Check every line of the data below for the string "this", and copy the ones that hold it.
** START RECORDS SHOWN **
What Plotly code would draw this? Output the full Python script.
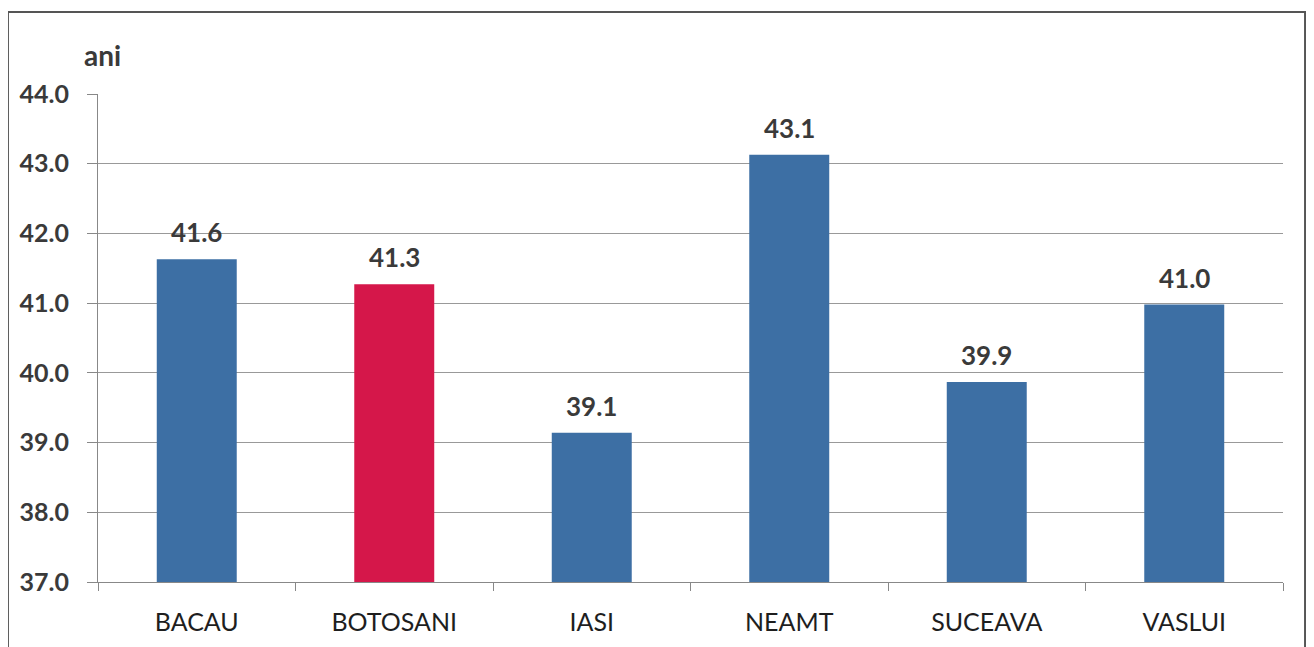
** END RECORDS SHOWN **
** START RECORDS SHOWN **
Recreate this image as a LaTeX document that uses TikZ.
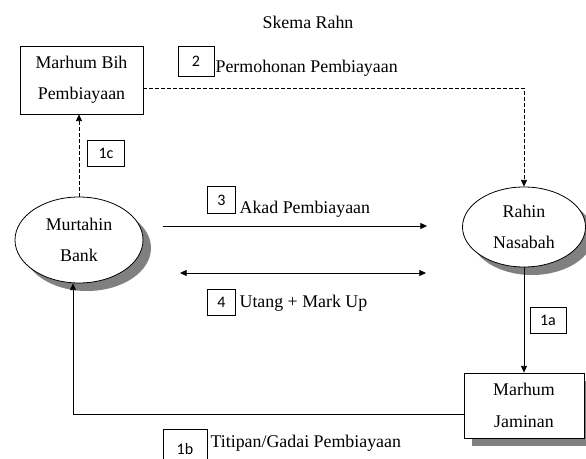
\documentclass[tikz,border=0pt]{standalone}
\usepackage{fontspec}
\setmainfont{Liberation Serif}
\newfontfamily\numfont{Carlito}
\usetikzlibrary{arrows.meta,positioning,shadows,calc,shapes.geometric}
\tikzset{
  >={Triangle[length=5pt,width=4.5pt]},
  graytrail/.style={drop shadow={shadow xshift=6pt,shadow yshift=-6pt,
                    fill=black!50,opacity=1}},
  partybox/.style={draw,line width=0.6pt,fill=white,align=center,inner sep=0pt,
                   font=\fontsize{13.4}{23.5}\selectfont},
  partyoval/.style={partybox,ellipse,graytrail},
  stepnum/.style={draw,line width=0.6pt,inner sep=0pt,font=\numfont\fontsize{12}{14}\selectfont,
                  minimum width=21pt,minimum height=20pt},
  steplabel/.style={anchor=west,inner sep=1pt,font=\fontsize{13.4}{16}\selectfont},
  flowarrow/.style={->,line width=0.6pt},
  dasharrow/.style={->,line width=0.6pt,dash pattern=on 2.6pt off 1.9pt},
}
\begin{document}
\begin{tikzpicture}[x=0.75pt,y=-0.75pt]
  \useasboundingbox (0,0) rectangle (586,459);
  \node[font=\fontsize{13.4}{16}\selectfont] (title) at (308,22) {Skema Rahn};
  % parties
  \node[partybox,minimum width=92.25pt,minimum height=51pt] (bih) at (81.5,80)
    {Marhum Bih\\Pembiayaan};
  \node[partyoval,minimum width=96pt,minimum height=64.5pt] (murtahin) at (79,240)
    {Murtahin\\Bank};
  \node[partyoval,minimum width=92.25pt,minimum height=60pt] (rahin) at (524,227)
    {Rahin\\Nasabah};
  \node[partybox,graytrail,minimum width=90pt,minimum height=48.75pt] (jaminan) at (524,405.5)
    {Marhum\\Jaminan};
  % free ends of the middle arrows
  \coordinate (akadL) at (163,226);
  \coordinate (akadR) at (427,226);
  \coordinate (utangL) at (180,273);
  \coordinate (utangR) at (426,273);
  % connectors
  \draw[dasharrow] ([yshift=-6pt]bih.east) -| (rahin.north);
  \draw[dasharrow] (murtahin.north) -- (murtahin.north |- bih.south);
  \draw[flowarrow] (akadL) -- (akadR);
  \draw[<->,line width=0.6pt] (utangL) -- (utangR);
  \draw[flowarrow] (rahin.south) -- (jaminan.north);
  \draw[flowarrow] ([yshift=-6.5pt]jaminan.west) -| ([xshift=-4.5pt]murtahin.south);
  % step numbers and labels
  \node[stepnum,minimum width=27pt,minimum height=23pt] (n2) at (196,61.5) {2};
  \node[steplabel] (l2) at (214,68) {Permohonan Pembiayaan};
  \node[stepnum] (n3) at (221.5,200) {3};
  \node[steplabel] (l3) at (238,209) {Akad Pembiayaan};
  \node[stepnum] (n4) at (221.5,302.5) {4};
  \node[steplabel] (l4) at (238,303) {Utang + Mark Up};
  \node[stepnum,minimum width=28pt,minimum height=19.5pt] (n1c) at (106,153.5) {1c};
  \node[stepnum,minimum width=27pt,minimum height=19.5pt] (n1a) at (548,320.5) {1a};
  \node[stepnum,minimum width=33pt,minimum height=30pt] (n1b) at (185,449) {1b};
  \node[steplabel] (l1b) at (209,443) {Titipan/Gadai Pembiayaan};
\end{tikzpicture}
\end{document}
** END RECORDS SHOWN **
◆ **EXERCISE RESPONSE**
What Plotly code would draw this? Output the full Python script.
Recreate this image as a LaTeX document that uses TikZ.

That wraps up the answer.